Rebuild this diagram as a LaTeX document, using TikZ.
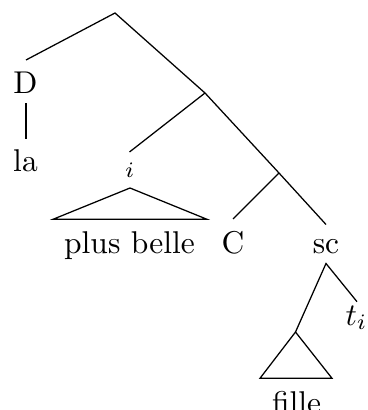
\documentclass[tikz,border=0pt]{standalone}
\begin{document}
\begin{tikzpicture}[x=0.3175pt,y=-0.3175pt,
  lbl/.style={anchor=base,inner sep=0pt,font=\fontsize{10}{12}\selectfont},
  edge/.style={line width=0.4pt}]
\useasboundingbox (0,0) rectangle (367,410);
% branch points
\coordinate (root) at (115,13);
\coordinate (Dtop) at (26,60);
\coordinate (n1) at (205,93);
\coordinate (itop) at (129.5,152);
\coordinate (n2) at (279,173);
\coordinate (Ctop) at (233,219);
\coordinate (sctop) at (326,224.5);
\coordinate (Dbot) at (26,103.5);
\coordinate (latop) at (26,139.5);
\coordinate (apA) at (130,188);
\coordinate (baL) at (53,219.3);
\coordinate (baR) at (207,219.3);
\coordinate (scbot) at (326,263.5);
\coordinate (apB) at (295.5,332);
\coordinate (ttop) at (357,301.7);
\coordinate (bbL) at (260,378.3);
\coordinate (bbR) at (332,378.3);
% labels
\node[lbl] (D) at (25.5,93.3) {D};
\node[lbl] (la) at (25.5,171.7) {la};
\node[lbl,font=\fontsize{7}{8}\selectfont] (i) at (129.5,178) {$i$};
\node[lbl] (pb) at (129.5,253) {plus belle};
\node[lbl] (C) at (233,253) {C};
\node[lbl] (sc) at (326,253) {sc};
\node[lbl] (t) at (356.5,325) {$t_i$};
\node[lbl] (fille) at (296.5,413) {fille};
% edges
\draw[edge] (Dtop) -- (root) -- (n1) -- (n2) -- (sctop);
\draw[edge] (n1) -- (itop);
\draw[edge] (n2) -- (Ctop);
\draw[edge] (Dbot) -- (latop);
\draw[edge] (baL) -- (apA) -- (baR) -- cycle;
\draw[edge] (apB) -- (scbot) -- (ttop);
\draw[edge] (bbL) -- (apB) -- (bbR) -- cycle;
\end{tikzpicture}
\end{document}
----
- SET PROBLEM
Leaving out the pictures, repeat the data above exactly.

- THE RESULT
Rebuild this diagram as a LaTeX document, using TikZ.
\documentclass[tikz,border=0pt]{standalone}
\begin{document}
\begin{tikzpicture}[x=0.3175pt,y=-0.3175pt,
  lbl/.style={anchor=base,inner sep=0pt,font=\fontsize{10}{12}\selectfont},
  edge/.style={line width=0.4pt}]
\useasboundingbox (0,0) rectangle (367,410);
% branch points
\coordinate (root) at (115,13);
\coordinate (Dtop) at (26,60);
\coordinate (n1) at (205,93);
\coordinate (itop) at (129.5,152);
\coordinate (n2) at (279,173);
\coordinate (Ctop) at (233,219);
\coordinate (sctop) at (326,224.5);
\coordinate (Dbot) at (26,103.5);
\coordinate (latop) at (26,139.5);
\coordinate (apA) at (130,188);
\coordinate (baL) at (53,219.3);
\coordinate (baR) at (207,219.3);
\coordinate (scbot) at (326,263.5);
\coordinate (apB) at (295.5,332);
\coordinate (ttop) at (357,301.7);
\coordinate (bbL) at (260,378.3);
\coordinate (bbR) at (332,378.3);
% labels
\node[lbl] (D) at (25.5,93.3) {D};
\node[lbl] (la) at (25.5,171.7) {la};
\node[lbl,font=\fontsize{7}{8}\selectfont] (i) at (129.5,178) {$i$};
\node[lbl] (pb) at (129.5,253) {plus belle};
\node[lbl] (C) at (233,253) {C};
\node[lbl] (sc) at (326,253) {sc};
\node[lbl] (t) at (356.5,325) {$t_i$};
\node[lbl] (fille) at (296.5,413) {fille};
% edges
\draw[edge] (Dtop) -- (root) -- (n1) -- (n2) -- (sctop);
\draw[edge] (n1) -- (itop);
\draw[edge] (n2) -- (Ctop);
\draw[edge] (Dbot) -- (latop);
\draw[edge] (baL) -- (apA) -- (baR) -- cycle;
\draw[edge] (apB) -- (scbot) -- (ttop);
\draw[edge] (bbL) -- (apB) -- (bbR) -- cycle;
\end{tikzpicture}
\end{document}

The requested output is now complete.